Louise Gartner: Cash market to take over wheat trade
Price action for the wheat complex remained volatile last week, as the market continued to digest the plethora of news and rumors emanating from the Russian drought. With so much uncertainty surrounding a major exporter, we can see why the markets have been so choppy.
We started the week under pressure from the prospect of the Russian drought dissipating and rains coming in. Temperatures in Russia have declined as summer winds down, and while the rains have been able to fall, so far they’ve only been light and certainly not enough to replenish the soils. Estimates are still all over the map, but most analysts agree that total Russian grain production will be less than 65 MMT, compared to normally around 90 plus. Wheat production is projected at around 43 MMT compared to 62 last year.
In the meantime, the export ban equated to roughly 1.5 MMT of wheat wiped off the books of importers, who suddenly had to scramble to secure supplies at much higher prices. Egypt, which just days before the ban had actually bought Russian wheat, reportedly had at least .5 MMT of contracts cancelled. They quickly replaced those lost sales with mostly French wheat, with one vessel of 60,000 MT coming from the US. Reports show that they are accelerating the loading out of France as well.
Later in the week, Russia announced that they will likely need to import some wheat, which sent the market higher again. While Ukraine and Kazakhstan both also have production declines, they did not impose export bans. However, it looks like much of what they will have available for export will go directly to Russia, effectively taking the Black Sea region out of the export market. It’s been several years since we haven’t had to compete with them, but make no mistake they’ll be back ASAP.

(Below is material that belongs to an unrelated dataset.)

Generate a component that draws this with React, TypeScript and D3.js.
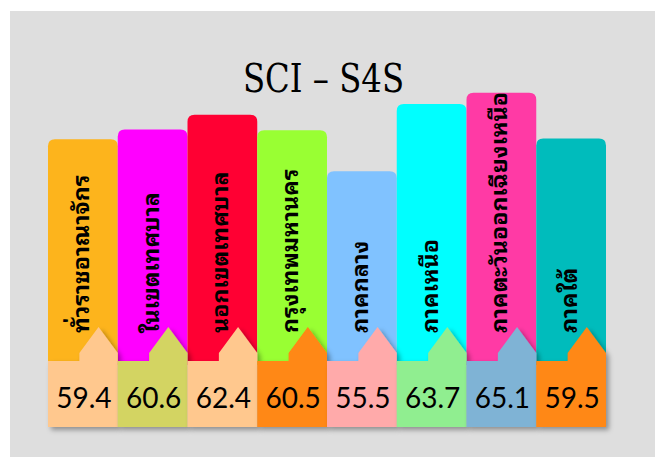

Southeast Asian countries were caught in a similar situation as Egypt. Being huge feed manufacturers, they buy a great deal of feed quality wheat from the Black Sea region and also had to scramble to replace those lost sales. They came in force to the US, creating much-needed demand for our abundant supplies of low-pro wheat. It couldn’t have come at a better time for US farmers, who’ve been hammered on low-pro basis until suddenly last week the market wanted all it could get.
The huge shift in demand sent US export sales sharply higher at 1.4 MMT, the highest in 34 months. It also sent corn export sales soaring to 2.9 MMT, the largest in 16 years. Even despite corn harvest well under way, the huge increase in feed grain demand and the concern that corn yields won’t quite measure up to USDA’s estimate have pushed corn prices back to their recent swing highs and added another element of support to wheat.
Stats Canada reported their wheat production expectations last week, with all-wheat estimated at 22.7 MMT, 1.7 higher than the CWB’s latest estimate and 2.2 higher than USDA’s latest estimate. It is only 4 MMT less than last year despite over 10 million acres of cropland not even getting planted. It looks like they might be a stronger player in the market this year than expected.